Glucose toxicity and hypoglycemia
Glucose toxicity occurs when insulin secretion is reduced by prolonged hyperglycemia. Prolonged hyperglycemia and diabetes mellitus can occur following prolonged and high-dose therapeutic use of glucocorticosteroids or exogenous progestogens. Progestogens have an antagonist effect on insulin, as they can lead to growth hormone excess and also have an affinity for glucocorticosteroid receptors.
Hypoglycemia in feline diabetes
Hypoglycemia occurs when the blood glucose level drops to 60 mg/dL or less. Hypoglycemia may be triggered by:
- Insulin dose too high
- Overlapping insulin dosage
- Loss of appetite
- Excessive exercise
This serious and potentially fatal condition can occur at any stage, even after stabilization has been achieved. In some instances no particular trigger is identified.

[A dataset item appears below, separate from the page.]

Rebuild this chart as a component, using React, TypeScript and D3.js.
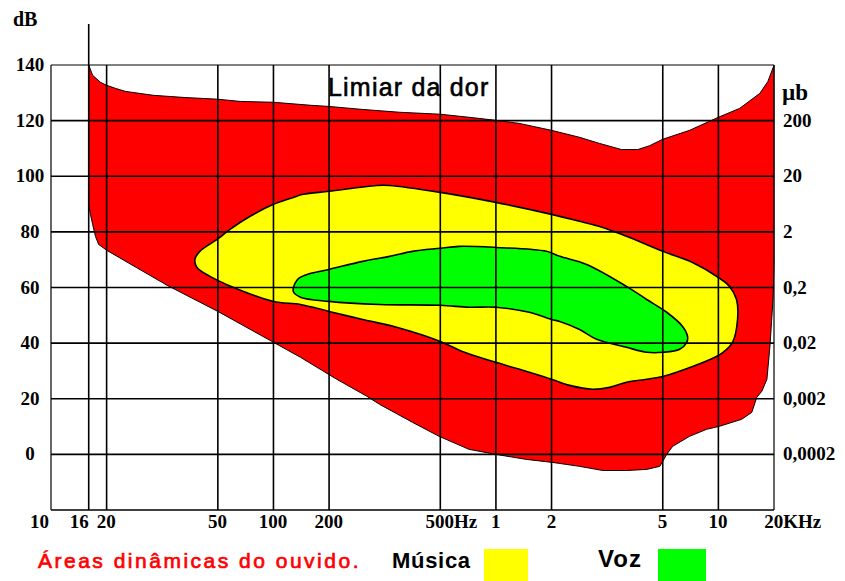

Clinical signs of feline hypoglycemia
The clinical signs of hypoglycemia that cat owners should be able to recognize are (in order of severity):
- Convulsions and seizures
It’s important to alert your cat-owning clients that early signs of hypoglycemia may be subtle. Also, some cats will simply become very quiet and inappetent. Coach your clients with diabetic cats to watch for abnormal behaviors associated with hypoglycemia.
Treatment of hypoglycemia
Instructions for cat owners
Alert your cat owners that hypoglycemia can be fatal to their pet and make sure they keep a glucose source, such as corn syrup, on hand. Instruct your cat owners to rub corn syrup into the cat’s gums and call your veterinary hospital immediately if they suspect hypoglycemia. Remind clients never to force liquids or food on an animal that is unable to swallow.
Emergency Treatment of Hypoglycemia
- Immediate oral administration of glucose solution or corn syrup (1 g per kg body weight). Animals that are collapsed should not have large volumes of fluid forced into their mouths as this may result in aspiration pneumonia: here it is preferable to rub a small amount of the glucose solution or corn syrup onto the animal’s gums or under its tongue.
- Intravenous dextrose solution (5%–10%) can be administered to effect in severe cases or if oral therapy has been ineffective (add 120–300 mL of 50% dextrose solution to 1 L bag of fluids).
Following the successful emergency administration of oral glucose, offer small amounts of food at intervals of 1 to 2 hours until the effects of the insulin overdose have been counteracted.
If the insulin dose is too high, reduce it by at least 10%. It may be necessary to construct a glucose curve to appropriately adjust the insulin dose.